Donaldson’s – since challenged – claim that the Protocol is exacerbating food prices in NI is one thing. But have the DUP considered what the counter-economic cost is, of no devolution and/or a trade war between the UK and the EU?

Have they also scrutinised what the actual leverage they think they are creating is? As taking a step back, in the full light of day, it’s bleak: they are banking on Brussels caring more about devolution existing in Northern Ireland than the DUP does. They are hoping that the food insecurity and child poverty that will be exacerbated by this great abdication of responsibility will pain EU diplomats and technocrats more than it does the DUP. Parents will in increasing numbers forgo eating so as to feed their children, for the sake of what is ineffective and meaningless grandstanding. Those hunger pains will be real, for the sake of a protest that has been instigated without any actual thought about what would be enough to end it. It is beneath contempt and is the most complete example of why the DUP is not fit for governing, and why NI’s political infrastructure is fatally flawed for enabling this charade.
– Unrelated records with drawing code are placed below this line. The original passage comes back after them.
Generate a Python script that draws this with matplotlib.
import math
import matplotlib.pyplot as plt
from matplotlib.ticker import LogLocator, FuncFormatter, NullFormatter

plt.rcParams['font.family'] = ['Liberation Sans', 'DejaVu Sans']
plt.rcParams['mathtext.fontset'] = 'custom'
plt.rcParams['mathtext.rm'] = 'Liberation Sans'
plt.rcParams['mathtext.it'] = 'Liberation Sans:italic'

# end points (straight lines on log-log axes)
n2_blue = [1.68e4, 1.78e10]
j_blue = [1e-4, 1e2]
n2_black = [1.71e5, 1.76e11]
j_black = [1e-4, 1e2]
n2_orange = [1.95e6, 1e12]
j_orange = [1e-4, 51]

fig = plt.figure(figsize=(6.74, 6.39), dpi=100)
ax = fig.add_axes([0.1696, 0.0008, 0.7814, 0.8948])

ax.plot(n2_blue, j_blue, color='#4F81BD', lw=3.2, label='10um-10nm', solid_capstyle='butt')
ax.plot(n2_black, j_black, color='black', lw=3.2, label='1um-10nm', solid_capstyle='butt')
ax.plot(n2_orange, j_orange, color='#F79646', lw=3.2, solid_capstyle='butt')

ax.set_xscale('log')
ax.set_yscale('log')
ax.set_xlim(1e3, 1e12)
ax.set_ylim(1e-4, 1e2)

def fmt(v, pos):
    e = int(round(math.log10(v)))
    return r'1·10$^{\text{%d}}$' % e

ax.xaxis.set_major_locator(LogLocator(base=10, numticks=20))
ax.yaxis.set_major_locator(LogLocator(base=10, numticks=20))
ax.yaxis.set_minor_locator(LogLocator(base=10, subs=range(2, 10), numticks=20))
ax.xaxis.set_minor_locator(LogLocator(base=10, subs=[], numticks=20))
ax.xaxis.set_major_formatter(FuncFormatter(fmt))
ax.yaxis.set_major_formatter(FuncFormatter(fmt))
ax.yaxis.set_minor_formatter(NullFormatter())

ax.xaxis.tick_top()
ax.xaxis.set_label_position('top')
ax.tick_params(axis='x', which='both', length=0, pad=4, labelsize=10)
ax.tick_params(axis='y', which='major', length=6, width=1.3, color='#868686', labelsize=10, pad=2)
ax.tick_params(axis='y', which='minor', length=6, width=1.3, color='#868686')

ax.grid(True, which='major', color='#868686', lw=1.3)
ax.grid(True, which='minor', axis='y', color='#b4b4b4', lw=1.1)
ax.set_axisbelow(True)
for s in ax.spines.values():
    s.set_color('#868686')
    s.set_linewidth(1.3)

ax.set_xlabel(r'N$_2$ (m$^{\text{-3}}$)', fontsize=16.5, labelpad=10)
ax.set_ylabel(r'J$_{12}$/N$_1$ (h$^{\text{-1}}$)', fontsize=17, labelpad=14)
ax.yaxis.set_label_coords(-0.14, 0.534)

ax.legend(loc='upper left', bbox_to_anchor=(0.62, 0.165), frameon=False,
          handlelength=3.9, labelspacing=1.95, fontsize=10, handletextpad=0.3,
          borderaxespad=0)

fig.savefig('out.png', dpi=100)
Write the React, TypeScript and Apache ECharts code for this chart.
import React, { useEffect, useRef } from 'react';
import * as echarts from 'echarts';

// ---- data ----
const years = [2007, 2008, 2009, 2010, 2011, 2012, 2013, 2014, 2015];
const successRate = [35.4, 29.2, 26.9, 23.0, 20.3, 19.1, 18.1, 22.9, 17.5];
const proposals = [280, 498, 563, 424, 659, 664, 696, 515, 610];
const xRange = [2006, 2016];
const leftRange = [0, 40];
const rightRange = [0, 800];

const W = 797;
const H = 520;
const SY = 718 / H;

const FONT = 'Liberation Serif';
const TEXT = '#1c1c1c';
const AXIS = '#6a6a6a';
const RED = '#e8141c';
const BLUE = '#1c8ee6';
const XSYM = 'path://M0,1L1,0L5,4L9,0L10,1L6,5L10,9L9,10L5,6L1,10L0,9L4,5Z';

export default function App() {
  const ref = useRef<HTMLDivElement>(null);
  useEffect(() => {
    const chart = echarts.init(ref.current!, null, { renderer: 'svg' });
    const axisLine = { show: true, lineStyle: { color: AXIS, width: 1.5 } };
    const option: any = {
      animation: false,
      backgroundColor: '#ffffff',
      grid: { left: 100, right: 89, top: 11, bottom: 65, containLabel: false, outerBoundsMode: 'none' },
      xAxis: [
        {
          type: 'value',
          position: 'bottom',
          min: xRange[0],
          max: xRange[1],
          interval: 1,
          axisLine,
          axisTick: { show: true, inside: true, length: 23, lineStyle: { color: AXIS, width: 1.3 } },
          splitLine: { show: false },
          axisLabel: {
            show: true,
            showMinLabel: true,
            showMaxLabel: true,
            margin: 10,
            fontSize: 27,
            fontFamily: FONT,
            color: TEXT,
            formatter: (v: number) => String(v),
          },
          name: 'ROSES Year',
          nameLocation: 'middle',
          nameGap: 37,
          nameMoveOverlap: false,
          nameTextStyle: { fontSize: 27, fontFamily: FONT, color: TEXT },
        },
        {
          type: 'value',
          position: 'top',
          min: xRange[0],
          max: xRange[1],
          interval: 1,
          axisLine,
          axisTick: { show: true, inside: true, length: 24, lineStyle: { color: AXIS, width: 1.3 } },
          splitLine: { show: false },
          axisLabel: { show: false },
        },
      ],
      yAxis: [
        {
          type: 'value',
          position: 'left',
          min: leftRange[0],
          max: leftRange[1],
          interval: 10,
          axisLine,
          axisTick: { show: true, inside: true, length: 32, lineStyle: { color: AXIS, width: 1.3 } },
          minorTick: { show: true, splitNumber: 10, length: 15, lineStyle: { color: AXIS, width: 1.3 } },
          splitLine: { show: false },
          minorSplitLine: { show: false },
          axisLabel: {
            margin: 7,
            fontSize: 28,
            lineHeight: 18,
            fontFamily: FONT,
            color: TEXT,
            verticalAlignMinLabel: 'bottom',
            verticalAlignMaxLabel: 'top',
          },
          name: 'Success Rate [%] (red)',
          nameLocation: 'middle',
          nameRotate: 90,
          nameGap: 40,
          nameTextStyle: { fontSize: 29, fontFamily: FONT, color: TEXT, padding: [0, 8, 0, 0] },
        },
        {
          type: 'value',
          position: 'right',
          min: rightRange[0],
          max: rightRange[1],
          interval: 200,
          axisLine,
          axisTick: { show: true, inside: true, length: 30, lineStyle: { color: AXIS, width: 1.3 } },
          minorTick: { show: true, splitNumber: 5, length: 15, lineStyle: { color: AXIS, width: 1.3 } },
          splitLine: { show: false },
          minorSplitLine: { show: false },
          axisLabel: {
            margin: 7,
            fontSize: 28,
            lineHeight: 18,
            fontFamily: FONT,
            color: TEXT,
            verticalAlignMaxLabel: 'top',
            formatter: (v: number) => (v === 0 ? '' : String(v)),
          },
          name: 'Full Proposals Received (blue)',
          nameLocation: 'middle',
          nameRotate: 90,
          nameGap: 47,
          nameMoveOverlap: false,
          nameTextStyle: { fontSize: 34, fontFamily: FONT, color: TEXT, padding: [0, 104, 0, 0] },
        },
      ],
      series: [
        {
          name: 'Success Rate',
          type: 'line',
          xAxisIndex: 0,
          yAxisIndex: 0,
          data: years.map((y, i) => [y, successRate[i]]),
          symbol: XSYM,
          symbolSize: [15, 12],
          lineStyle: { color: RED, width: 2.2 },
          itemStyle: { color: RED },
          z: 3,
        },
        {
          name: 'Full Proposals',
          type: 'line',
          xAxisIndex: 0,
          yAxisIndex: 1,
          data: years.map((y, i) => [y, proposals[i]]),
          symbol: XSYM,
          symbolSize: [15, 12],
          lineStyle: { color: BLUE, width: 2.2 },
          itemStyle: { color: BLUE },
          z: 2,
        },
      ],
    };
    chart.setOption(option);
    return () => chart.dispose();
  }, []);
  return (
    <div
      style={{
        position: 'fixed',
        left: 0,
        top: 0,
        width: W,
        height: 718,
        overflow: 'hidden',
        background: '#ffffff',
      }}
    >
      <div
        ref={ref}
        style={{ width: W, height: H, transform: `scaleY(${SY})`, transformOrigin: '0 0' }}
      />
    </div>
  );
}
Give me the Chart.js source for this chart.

So in summary, scrapping the Protocol is not possible and we have no idea if its reform – which in itself would be extremely hard-fought – would be sufficient for the hostage to be released. After an election with another positively high turnout, democracy was immediately stolen from us. Most worrying of all, such daylight robbery is becoming normalised.

James Joyce’s nightmare is well known, and it still encircles us. Its hard not to feel that until we free Northern Ireland’s democracy of the shackles of the mandatory coalition and the rest of its wholly unworkable political infrastructure, it will continue to imprison progress and reward our politics’ worst instincts. This year it is the Protocol; previously it was Irish language and the RHI scandal. The reason our democracy keeps being stolen from us morphs, but how easily we allow ourselves to be robbed remains. As Gatsby suffered, we will too: “So we beat on, boats against the current, borne ceaselessly into the past.”